━━ Dataset content ━━

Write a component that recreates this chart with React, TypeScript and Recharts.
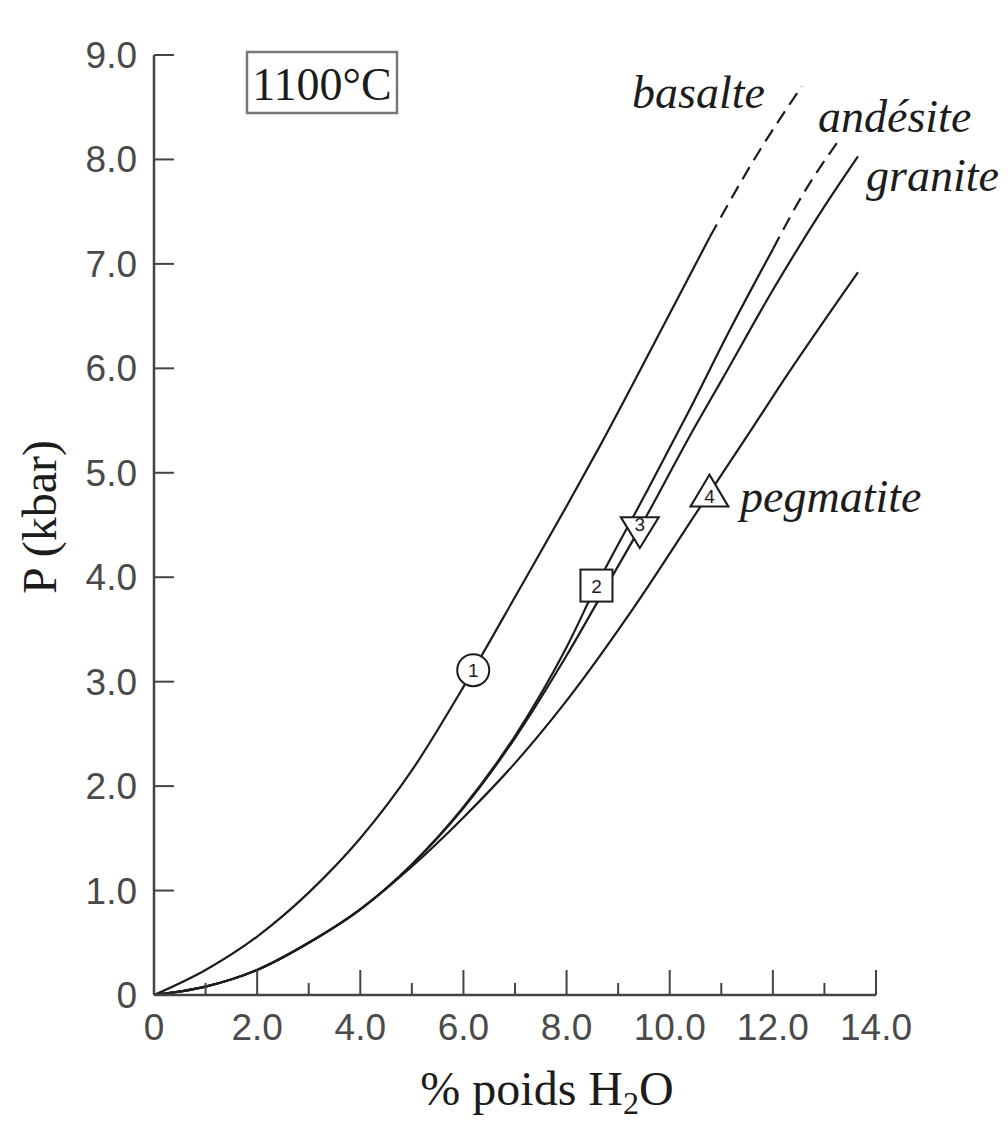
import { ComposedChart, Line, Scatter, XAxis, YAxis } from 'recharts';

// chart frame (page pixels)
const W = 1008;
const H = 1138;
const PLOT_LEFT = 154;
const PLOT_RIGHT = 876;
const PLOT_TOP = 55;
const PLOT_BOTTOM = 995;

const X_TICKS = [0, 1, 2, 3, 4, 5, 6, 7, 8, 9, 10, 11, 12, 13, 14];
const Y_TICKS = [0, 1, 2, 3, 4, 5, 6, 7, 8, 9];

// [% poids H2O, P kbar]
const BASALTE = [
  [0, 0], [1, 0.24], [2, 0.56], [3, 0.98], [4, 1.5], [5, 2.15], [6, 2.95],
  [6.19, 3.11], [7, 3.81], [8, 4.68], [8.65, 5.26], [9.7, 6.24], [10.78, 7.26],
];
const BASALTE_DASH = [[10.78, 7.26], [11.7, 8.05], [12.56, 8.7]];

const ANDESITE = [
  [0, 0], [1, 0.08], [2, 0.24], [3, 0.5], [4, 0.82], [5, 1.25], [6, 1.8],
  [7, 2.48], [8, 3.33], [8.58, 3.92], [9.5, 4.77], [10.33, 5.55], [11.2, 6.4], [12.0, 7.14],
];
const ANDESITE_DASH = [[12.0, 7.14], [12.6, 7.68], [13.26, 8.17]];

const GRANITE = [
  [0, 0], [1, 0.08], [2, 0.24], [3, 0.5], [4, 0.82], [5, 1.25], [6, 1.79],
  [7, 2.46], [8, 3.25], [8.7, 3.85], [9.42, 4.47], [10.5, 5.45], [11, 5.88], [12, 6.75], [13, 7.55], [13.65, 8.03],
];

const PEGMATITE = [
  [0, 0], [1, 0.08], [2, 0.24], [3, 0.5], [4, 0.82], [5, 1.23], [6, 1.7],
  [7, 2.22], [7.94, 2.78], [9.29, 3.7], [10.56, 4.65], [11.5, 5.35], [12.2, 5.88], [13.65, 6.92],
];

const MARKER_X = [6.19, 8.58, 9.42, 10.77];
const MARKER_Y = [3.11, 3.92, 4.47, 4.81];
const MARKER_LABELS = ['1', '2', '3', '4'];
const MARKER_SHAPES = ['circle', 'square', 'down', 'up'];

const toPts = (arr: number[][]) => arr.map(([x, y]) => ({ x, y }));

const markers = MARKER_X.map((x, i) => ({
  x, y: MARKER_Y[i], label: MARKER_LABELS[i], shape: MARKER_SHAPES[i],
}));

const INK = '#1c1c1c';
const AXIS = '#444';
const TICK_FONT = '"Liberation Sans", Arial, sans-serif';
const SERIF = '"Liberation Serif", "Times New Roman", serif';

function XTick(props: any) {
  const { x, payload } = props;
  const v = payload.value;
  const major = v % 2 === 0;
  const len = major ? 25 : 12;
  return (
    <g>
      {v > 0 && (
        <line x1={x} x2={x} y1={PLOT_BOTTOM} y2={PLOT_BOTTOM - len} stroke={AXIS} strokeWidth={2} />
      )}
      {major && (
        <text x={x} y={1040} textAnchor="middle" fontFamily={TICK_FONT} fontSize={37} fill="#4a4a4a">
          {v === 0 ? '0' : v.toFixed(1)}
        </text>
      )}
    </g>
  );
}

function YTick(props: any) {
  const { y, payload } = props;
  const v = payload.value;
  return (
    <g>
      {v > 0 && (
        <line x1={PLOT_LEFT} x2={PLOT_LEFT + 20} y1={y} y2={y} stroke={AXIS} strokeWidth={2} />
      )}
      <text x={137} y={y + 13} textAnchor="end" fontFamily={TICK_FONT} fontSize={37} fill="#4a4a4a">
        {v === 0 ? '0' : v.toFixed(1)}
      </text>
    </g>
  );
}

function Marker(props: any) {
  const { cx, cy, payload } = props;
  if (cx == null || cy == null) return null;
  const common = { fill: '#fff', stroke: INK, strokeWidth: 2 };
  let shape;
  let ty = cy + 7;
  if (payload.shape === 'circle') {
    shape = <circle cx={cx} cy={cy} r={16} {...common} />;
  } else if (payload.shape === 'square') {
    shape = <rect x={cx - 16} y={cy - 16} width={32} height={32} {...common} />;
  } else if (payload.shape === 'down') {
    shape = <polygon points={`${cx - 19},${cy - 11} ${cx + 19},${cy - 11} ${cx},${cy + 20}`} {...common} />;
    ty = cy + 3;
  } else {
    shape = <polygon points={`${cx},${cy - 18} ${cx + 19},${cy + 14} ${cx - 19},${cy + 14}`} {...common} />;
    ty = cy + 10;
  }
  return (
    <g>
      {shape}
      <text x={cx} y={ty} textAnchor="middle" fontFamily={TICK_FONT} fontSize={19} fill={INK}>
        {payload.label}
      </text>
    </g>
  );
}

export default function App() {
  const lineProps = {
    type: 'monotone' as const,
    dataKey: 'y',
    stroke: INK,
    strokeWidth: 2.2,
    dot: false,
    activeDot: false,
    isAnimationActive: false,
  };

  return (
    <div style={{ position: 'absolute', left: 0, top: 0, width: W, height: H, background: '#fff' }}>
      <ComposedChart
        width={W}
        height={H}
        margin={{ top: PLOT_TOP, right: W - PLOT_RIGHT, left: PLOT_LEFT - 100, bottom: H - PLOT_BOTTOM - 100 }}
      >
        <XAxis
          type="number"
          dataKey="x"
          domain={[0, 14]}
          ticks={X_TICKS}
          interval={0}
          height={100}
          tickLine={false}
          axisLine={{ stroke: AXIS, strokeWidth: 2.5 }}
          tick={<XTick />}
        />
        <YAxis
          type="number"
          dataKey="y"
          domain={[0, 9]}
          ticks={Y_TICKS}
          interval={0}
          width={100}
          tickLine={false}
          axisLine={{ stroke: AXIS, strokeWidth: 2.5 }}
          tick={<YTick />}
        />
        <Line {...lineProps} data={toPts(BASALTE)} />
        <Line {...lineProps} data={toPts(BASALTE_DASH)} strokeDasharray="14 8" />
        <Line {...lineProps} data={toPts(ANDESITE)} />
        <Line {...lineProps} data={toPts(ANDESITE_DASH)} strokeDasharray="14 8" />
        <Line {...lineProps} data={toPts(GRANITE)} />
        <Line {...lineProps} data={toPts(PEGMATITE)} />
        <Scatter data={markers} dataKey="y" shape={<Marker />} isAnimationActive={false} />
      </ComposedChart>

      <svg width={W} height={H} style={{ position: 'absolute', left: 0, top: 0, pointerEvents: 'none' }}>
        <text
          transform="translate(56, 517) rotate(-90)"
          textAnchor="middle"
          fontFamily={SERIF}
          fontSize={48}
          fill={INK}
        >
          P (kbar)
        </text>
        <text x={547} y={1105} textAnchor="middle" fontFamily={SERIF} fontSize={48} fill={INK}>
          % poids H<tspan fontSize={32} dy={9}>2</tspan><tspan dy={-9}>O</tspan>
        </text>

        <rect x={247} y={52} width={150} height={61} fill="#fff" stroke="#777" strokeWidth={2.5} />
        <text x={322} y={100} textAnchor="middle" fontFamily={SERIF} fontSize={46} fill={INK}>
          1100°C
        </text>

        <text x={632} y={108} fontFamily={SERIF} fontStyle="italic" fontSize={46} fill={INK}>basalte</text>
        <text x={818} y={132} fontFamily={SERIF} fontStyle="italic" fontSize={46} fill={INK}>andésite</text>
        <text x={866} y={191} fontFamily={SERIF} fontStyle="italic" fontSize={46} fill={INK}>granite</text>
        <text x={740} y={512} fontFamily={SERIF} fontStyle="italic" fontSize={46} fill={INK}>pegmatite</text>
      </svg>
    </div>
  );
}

━━━

Repeat, with no pictures, each line from the beginning of the data through the line containing "7.68], [13.26, 8.17]];", inclusive.

Correct answer:
Write a component that recreates this chart with React, TypeScript and Recharts.
import { ComposedChart, Line, Scatter, XAxis, YAxis } from 'recharts';

// chart frame (page pixels)
const W = 1008;
const H = 1138;
const PLOT_LEFT = 154;
const PLOT_RIGHT = 876;
const PLOT_TOP = 55;
const PLOT_BOTTOM = 995;

const X_TICKS = [0, 1, 2, 3, 4, 5, 6, 7, 8, 9, 10, 11, 12, 13, 14];
const Y_TICKS = [0, 1, 2, 3, 4, 5, 6, 7, 8, 9];

// [% poids H2O, P kbar]
const BASALTE = [
  [0, 0], [1, 0.24], [2, 0.56], [3, 0.98], [4, 1.5], [5, 2.15], [6, 2.95],
  [6.19, 3.11], [7, 3.81], [8, 4.68], [8.65, 5.26], [9.7, 6.24], [10.78, 7.26],
];
const BASALTE_DASH = [[10.78, 7.26], [11.7, 8.05], [12.56, 8.7]];

const ANDESITE = [
  [0, 0], [1, 0.08], [2, 0.24], [3, 0.5], [4, 0.82], [5, 1.25], [6, 1.8],
  [7, 2.48], [8, 3.33], [8.58, 3.92], [9.5, 4.77], [10.33, 5.55], [11.2, 6.4], [12.0, 7.14],
];
const ANDESITE_DASH = [[12.0, 7.14], [12.6, 7.68], [13.26, 8.17]];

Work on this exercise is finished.